Wielu obecnie twierdzi i zyje wg powiedzenia, zyj i daj zyc innym oraz , ze jesli dwoje ludzi z wlasnej woli na cos sie zgadza razem to to jest ok. To pierwsze jeszcze do mnie przemawia, ale z drugim mam problem. To czesto dotyczy praktyk lozkowych ale nie tylko, wg wielu to powiedzenie, zasada reguluje limity wolnosci w dzisiejszych czasach. Ale co jesli np chodzi o wspolne samobojstwo albo nieswiadome wykorzystywanie slabosci drugiej osoby, to tez jest ok?
Do mnie przemawia: Żyj tak, by nie krzywdzić innych. Wówczas problem znika.
Odnosząc się wprost do twoich wątpliwości, powiedziałbym, że nie ma rozwiązania. Są granice naszej osobistej przestrzeni, której nikomu przekroczyć nie pozwolimy a większość “podpowiedzi”, dobrych rad, traktujemy podejrzliwie. Ludzie muszą popełniać błędy, by się uczyć. Tylko w teorii istnieją światy idealne bez krzywd i bólu.
Jest to bardzo dobra zasada. Przykład ze wspólnym samobójstwem nie pasuje mi do niej.
Nie do końca rozumiem pytanie. Pierwsza część odpowiedzi w nim zawartej jest jasna prosta i oczywista ale ta druga dotycząca samobójstwa? Przecież obojętnie czy popełnione wspólnie czy indywidualnie jest to czyn, przed którym broni się każdego nawet wbrew jego woli, bo wychodzi się z założenia, że ktoś, kto chce odebrać sobie życie ma problemy natury psychicznej i usiłuje się mu pomóc.

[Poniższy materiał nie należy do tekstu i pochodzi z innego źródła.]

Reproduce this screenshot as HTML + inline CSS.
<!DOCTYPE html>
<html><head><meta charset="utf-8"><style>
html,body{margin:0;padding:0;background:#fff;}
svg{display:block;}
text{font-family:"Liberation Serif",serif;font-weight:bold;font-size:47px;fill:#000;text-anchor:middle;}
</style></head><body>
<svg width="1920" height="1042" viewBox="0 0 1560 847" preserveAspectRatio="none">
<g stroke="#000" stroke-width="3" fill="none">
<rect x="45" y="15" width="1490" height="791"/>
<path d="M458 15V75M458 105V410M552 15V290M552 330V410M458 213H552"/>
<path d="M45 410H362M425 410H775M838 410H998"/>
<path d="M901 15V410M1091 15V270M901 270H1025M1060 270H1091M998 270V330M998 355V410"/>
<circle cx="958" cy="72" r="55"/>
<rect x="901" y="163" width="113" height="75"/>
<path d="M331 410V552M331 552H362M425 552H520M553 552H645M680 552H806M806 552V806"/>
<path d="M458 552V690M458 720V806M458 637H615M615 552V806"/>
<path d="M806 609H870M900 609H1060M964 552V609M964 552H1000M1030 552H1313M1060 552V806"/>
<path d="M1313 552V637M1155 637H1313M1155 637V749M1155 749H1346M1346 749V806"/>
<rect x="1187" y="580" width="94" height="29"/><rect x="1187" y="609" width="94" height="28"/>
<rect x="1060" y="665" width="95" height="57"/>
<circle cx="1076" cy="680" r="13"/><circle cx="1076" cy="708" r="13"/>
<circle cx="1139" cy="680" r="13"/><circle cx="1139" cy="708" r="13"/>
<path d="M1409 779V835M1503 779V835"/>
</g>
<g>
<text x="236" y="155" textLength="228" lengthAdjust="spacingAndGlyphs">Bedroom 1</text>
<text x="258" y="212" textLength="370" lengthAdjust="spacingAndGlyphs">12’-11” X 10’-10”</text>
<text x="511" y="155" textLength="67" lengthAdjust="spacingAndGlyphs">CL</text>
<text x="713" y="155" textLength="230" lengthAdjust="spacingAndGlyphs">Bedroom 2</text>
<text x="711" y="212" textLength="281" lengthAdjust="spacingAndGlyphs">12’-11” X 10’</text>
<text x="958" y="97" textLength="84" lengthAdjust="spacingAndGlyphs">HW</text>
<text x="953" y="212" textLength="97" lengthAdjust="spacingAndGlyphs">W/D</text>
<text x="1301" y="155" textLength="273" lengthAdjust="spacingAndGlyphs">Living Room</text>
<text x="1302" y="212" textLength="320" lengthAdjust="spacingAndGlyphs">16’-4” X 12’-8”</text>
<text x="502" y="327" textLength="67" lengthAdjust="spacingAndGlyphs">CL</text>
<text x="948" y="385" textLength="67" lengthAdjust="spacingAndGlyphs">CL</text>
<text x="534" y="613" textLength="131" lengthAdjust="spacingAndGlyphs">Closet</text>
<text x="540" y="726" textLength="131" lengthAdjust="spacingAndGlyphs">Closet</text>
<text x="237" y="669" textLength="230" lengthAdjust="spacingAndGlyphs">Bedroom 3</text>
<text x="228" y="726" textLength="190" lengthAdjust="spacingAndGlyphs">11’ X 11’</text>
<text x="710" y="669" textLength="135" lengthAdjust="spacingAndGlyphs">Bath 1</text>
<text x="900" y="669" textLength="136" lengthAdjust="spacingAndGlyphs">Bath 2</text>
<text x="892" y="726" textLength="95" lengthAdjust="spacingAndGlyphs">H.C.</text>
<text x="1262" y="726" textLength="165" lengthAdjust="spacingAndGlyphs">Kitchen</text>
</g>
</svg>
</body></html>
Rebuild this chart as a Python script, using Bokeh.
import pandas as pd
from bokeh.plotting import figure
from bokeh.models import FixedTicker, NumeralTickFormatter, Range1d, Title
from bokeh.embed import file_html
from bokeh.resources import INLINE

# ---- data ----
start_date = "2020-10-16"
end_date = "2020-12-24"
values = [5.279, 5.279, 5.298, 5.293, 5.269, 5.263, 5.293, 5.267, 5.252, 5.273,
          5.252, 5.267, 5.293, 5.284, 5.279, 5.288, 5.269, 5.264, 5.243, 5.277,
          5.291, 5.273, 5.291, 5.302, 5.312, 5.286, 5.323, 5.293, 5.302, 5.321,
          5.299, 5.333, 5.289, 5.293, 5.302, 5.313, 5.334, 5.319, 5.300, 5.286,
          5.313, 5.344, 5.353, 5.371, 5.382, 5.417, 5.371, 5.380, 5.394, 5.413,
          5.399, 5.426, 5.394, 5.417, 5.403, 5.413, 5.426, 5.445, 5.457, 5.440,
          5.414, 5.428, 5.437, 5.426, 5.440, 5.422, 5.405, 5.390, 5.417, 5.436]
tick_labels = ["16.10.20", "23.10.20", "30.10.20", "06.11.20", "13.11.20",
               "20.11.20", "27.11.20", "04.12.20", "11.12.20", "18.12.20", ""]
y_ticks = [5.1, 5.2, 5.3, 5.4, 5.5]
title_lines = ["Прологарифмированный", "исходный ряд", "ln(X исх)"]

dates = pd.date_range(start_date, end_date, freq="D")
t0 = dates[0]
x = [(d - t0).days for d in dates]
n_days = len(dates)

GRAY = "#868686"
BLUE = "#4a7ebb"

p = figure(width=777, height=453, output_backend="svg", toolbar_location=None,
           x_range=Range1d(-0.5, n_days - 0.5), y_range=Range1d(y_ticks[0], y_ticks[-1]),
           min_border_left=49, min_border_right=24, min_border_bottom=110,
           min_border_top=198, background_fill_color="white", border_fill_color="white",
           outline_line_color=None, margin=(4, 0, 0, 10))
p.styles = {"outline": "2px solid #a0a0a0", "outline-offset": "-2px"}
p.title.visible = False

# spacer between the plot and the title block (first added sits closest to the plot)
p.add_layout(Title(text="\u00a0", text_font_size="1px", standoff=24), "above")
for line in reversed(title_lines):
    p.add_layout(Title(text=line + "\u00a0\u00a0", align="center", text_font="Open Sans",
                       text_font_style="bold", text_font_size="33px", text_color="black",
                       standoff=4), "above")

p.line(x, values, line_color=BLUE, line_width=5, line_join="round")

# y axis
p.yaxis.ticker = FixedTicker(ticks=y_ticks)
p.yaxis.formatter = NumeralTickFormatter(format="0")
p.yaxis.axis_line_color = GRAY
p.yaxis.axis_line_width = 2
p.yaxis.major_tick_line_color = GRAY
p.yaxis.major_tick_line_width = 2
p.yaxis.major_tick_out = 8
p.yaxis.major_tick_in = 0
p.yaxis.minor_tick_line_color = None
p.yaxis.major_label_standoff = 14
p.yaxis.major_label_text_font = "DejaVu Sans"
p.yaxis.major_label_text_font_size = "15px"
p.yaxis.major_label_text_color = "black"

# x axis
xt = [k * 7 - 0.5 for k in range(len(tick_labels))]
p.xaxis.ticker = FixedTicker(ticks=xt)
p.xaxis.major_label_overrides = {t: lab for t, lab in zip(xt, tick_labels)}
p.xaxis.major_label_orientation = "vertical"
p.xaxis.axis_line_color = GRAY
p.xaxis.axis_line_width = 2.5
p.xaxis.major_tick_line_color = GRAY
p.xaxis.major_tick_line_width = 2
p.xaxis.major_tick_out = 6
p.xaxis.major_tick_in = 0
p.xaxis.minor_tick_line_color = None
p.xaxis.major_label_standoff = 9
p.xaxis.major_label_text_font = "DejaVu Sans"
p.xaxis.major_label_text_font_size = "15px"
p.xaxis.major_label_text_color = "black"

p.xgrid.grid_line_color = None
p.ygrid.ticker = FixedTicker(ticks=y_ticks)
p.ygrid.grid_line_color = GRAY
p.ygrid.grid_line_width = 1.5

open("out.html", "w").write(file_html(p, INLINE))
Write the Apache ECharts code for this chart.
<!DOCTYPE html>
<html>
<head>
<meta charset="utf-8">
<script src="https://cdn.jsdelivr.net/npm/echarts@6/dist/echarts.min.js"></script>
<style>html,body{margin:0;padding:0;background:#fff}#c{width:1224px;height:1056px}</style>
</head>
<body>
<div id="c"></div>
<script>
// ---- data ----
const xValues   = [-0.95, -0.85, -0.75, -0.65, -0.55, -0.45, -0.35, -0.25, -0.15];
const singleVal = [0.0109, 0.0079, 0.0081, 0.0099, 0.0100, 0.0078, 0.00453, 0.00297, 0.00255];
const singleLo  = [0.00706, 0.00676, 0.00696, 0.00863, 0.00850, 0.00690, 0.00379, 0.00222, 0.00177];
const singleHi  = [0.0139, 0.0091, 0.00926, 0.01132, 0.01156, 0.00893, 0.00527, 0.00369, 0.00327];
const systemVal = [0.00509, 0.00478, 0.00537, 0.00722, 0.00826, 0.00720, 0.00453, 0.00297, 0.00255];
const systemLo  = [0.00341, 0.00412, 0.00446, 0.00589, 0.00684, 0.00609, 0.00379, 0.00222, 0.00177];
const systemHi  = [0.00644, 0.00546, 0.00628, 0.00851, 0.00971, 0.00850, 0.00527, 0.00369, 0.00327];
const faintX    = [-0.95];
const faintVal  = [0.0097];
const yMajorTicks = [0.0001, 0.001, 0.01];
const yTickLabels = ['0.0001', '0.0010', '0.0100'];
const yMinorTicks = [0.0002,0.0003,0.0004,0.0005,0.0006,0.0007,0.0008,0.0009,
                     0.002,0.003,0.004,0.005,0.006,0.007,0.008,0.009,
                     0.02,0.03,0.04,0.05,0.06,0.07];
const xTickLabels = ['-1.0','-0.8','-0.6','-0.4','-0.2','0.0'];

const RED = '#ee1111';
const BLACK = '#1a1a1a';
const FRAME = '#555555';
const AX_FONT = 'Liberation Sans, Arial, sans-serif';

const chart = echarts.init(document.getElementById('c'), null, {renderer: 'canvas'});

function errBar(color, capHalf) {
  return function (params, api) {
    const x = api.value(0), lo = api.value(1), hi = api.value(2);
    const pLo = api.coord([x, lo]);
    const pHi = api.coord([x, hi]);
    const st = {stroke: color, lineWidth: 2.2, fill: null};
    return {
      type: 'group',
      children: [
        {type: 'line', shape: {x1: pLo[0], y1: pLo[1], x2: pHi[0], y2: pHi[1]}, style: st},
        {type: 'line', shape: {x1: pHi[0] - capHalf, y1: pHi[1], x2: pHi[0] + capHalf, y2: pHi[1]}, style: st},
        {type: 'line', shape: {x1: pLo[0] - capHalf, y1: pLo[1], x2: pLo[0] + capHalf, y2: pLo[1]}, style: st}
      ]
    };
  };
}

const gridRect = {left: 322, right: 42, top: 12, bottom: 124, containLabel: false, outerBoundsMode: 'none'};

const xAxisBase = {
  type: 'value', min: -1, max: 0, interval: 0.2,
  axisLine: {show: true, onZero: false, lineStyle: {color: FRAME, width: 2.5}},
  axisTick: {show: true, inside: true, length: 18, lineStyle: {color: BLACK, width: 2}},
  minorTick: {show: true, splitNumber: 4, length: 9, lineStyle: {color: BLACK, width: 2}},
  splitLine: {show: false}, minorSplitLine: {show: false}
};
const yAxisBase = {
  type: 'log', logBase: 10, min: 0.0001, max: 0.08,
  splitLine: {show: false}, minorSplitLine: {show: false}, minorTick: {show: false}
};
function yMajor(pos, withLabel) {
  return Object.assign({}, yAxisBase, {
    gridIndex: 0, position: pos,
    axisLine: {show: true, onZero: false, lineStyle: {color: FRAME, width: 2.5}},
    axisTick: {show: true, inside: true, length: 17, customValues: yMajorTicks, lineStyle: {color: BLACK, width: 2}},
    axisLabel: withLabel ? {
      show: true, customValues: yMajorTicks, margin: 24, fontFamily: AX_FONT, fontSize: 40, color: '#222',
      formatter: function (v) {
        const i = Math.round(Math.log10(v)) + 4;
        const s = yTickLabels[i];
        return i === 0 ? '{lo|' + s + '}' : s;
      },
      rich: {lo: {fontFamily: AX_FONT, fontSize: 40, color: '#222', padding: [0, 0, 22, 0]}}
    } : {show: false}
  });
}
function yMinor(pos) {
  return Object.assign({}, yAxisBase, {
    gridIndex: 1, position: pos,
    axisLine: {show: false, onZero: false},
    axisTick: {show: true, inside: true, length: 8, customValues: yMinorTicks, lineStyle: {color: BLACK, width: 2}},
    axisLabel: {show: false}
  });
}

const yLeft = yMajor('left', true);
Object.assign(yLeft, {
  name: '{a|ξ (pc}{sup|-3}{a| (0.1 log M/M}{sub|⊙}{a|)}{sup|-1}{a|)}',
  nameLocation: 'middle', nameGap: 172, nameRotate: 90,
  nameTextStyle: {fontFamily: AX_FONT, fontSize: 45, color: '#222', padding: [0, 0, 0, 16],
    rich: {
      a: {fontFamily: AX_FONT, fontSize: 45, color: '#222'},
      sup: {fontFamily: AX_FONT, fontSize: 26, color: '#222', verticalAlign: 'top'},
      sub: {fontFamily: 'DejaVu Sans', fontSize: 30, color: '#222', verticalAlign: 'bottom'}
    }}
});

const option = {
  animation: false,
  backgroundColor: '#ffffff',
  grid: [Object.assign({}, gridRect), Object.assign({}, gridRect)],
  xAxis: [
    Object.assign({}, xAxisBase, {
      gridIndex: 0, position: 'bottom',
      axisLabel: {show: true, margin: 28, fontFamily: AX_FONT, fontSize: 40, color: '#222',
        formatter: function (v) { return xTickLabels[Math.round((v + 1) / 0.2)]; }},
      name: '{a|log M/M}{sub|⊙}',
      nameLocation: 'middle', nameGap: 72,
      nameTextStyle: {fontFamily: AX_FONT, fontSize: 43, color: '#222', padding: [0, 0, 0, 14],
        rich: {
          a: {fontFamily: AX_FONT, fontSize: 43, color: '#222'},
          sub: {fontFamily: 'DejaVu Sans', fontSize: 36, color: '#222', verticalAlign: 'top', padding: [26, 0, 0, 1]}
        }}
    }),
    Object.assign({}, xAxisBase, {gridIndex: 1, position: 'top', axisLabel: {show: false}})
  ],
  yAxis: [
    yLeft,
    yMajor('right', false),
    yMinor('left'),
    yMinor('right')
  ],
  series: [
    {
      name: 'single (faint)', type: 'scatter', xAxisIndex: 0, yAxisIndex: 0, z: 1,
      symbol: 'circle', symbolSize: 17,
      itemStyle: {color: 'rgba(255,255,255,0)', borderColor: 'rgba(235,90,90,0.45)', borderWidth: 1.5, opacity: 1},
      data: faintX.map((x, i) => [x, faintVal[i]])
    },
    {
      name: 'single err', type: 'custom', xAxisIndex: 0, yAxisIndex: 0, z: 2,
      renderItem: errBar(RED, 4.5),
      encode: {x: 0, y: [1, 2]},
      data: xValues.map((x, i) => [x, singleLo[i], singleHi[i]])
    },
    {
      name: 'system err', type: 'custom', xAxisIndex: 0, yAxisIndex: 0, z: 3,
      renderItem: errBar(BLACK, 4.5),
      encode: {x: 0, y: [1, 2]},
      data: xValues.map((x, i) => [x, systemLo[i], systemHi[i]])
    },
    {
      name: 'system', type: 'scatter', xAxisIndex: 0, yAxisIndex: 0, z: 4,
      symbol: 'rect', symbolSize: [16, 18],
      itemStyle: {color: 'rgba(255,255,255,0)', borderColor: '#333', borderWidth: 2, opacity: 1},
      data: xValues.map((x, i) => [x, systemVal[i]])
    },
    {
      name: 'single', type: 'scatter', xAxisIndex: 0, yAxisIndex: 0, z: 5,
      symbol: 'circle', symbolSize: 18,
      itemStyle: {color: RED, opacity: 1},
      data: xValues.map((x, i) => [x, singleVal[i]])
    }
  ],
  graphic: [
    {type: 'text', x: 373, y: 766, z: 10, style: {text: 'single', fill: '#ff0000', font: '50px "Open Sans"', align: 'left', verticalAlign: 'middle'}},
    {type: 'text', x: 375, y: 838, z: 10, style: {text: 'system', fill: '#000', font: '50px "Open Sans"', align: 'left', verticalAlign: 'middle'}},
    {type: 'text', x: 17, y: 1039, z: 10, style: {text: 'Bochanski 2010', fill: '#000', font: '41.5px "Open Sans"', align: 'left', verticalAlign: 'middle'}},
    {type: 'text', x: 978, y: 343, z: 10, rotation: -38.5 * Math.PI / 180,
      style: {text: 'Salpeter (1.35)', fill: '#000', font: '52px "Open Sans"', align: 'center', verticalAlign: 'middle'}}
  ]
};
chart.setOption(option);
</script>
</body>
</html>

Jeśli ktoś kogoś manipuluje to nie można uznać że coś dzieje się za zgodą obu stron.
Za zgodą obu stron - oznacza że dwie osoby dobrowolnie i świadomie się na coś zgadzają, nawet jeśli jest to samobójstwo.
Hello roqq!
Ja mysle, ze z samobojstwem nie jest tak. Samobojstwo jest wynikiem ciezkiej choroby, a chorobe trzeba leczyc…
Cześć @anon44086484
Pustki uczyniliście w domu moim, więc wyboru nie miałem i jestem nieco wcześniej;)
Hej Kochanowski :)))))
Hej, Lilka
Jak dla mnie zgoda z własnej woli zakłada świadomość wszystkich konsekwencji swojego działania. I to skreśla wykorzystywanie cudzej słabości.
Co do wspólnego samobójstwa, wydaje mi się, że jeśli dwie osoby mają jakieś poważne problemy i jedna nie naciska w żaden sposób na drugą, to trudno którąkolwiek z nich za coś winić.
Bywa, że niektóre konsekwencje są skrzętnie skrywane i wtedy to jest manipulacja. W takim przypadku trudno mówić o świadomej zgodzie z własnej woli.